If you are asking if the value of your car is reduced because it has been in an accident, the answer is yes. The next question is by how much. That will depend on what the market is like for similar cars in your area. Some buyers won’t consider a car that has been in an accident. Many buyers aren’t so fussy but will be comparing your car to similar cars that haven’t been in an accident. The fact that your car is in otherwise”fantastic” shape works in your favor. Some buyers may overlook the accident if they can have the condition of the car confirmed by an independent mechanic. I would recommend setting the price as though the car hadn’t been in an accident and be prepared to take less. How much less will depend on how long you are willing to wait for the right buyer. You can also take your car to a Toyota dealer and ask for an appraisal.

Actually, any dealer can give you an appraisal. We sold a van to CarMax after getting a good appraisal. There aren’t any CarMax stores in MN, but you may have a similar, high volume place that deals in used cars. Ask your friends and neighbors if they ever had an appraisal of their cars and where they went. Note that this is an outright sale, and not a trade-in.

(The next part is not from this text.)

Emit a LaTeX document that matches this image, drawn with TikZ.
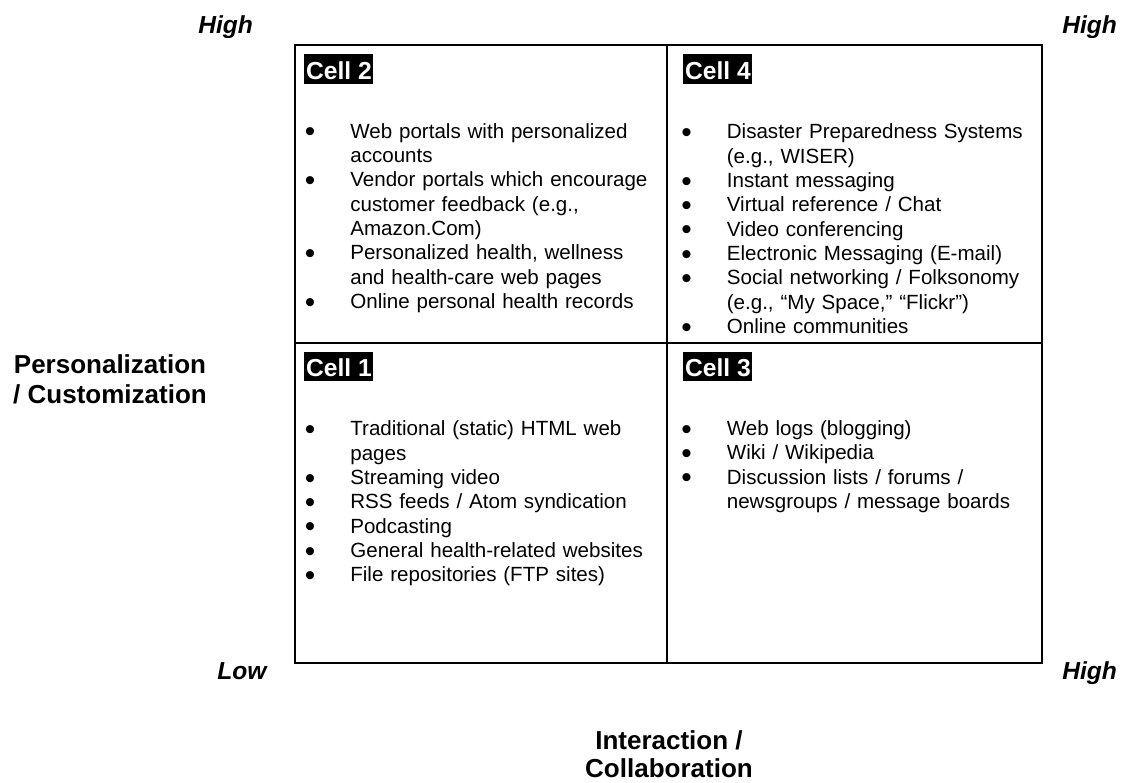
\documentclass[tikz,border=0pt]{standalone}
\usepackage{fontspec}
\setmainfont{Liberation Sans}
\usepackage{tikz}
\newlength{\qindent}
\setlength{\qindent}{25.9pt}
\newcommand{\qitem}{\par\noindent\hangindent=\qindent\hangafter=1\makebox[\qindent][l]{\raisebox{-2pt}{\scalebox{1.45}{\textbullet}}}\strut}

\begin{document}
\begin{tikzpicture}[x=0.02cm, y=-0.02cm,
    grid/.style={line width=1pt},
    celltag/.style={anchor=base west, fill=black, text=white, font=\fontsize{14}{16}\selectfont\bfseries, inner xsep=1pt, inner ysep=0pt, text height=14.3pt, text depth=2.7pt},
    cellist/.style={anchor=north west, inner sep=0pt, text width=7.2cm, align=left, font=\fontsize{11.7}{13.85}\selectfont},
    level/.style={anchor=base west, inner sep=0pt, font=\fontsize{14}{16}\selectfont\bfseries\itshape},
    axis/.style={anchor=north, inner sep=0pt, align=center}]
\useasboundingbox (0,0) rectangle (1123,782);
% quadrant frame
\coordinate (nw) at (295,45);
\coordinate (se) at (1042,663);
\coordinate (top) at (667,45);
\coordinate (bottom) at (667,663);
\coordinate (left) at (295,343);
\coordinate (right) at (1042,343);
\draw[grid] (nw) rectangle (se);
\draw[grid] (top) -- (bottom);
\draw[grid] (left) -- (right);
% cell tags
\node[celltag] (tagtwo) at (304,79.3) {Cell 2};
\node[celltag] (tagfour) at (683,79.5) {Cell 4};
\node[celltag] (tagone) at (304,376.7) {Cell 1};
\node[celltag] (tagthree) at (683,376.7) {Cell 3};
% cell contents
\node[cellist] (listtwo) at (304.5,113.5) {%
\qitem Web portals with personalized\newline accounts
\qitem Vendor portals which encourage\newline customer feedback (e.g.,\newline Amazon.Com)
\qitem Personalized health, wellness\newline and health-care web pages
\qitem Online personal health records\par};
\node[cellist] (listfour) at (681,114.3) {%
\qitem Disaster Preparedness Systems\newline (e.g., WISER)
\qitem Instant messaging
\qitem Virtual reference / Chat
\qitem Video conferencing
\qitem Electronic Messaging (E-mail)
\qitem Social networking / Folksonomy\newline (e.g., “My Space,” “Flickr”)
\qitem Online communities\par};
\node[cellist] (listone) at (304.5,411.3) {%
\qitem Traditional (static) HTML web\newline pages
\qitem Streaming video
\qitem RSS feeds / Atom syndication
\qitem Podcasting
\qitem General health-related websites
\qitem File repositories (FTP sites)\par};
\node[cellist] (listthree) at (681,410.8) {%
\qitem Web logs (blogging)
\qitem Wiki / Wikipedia
\qitem Discussion lists / forums /\newline newsgroups / message boards\par};
% axis ends
\node[level] (yhigh) at (198,33) {High};
\node[level] (xyhigh) at (1062,33) {High};
\node[level] (low) at (217,679) {Low};
\node[level] (xhigh) at (1062,679) {High};
% axis titles
\node[axis, font=\fontsize{14.8}{17}\selectfont\bfseries] (persaxis) at (110,354) {Personalization\\/ Customization};
\node[axis, font=\fontsize{14.8}{15.8}\selectfont\bfseries] (interaxis) at (669,730.5) {Interaction /\\Collaboration};
\end{tikzpicture}
\end{document}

Susan…a little inside info. Brand new vehicles at dealerships and enroute to dealerships are sometimes damaged and repaired without any disclosure. I guarantee that they are not being discounted because of body damage. If the frame was damaged then the vehicle would be returned to the manufacturer. One would hope anyway. I would diclose the damage to a private buyer but I would let a dealer find out on his own like galant stated previously.

The only real issue here is safety. The car was sold new as meeting a level of safety. If anything happened to compromise that level of safety, and it is not disclosed, then there could be some liability. If your mechanic believes that none of the safety features of the car have been compromised, then you are OK. From your description, I think you are OK.

One thing to check is the seat belts where they are anchored to the floor. The seatbelts have some shock absorbtion stitched into them. If the stitching is pulled out, a flag will appear. No flag, you are probably OK.

Run a carfax on the car yourself…See if the accident shows up on their database. If not…

If someone asks you directly if the car has been in an accident, you could mention the encounter with the deer, say you had to have a new bumper and grill but no air-bags or anything like that…“It happened at low speed, the deer wasn’t that big…” Fade to black…

Wow, lots of good info. The seat belts are fine - in fact when the accident happened, I didn’t even feel a shock or a jolt. It was very surreal.

I like the idea of getting it appraised at a dealer (or maybe a couple - lots of them are buying used cars around here right now).

If asked, be honest.
If not asked, and it was properly repaired, you are under no legal or moral obligation to disclose anything whatsoever.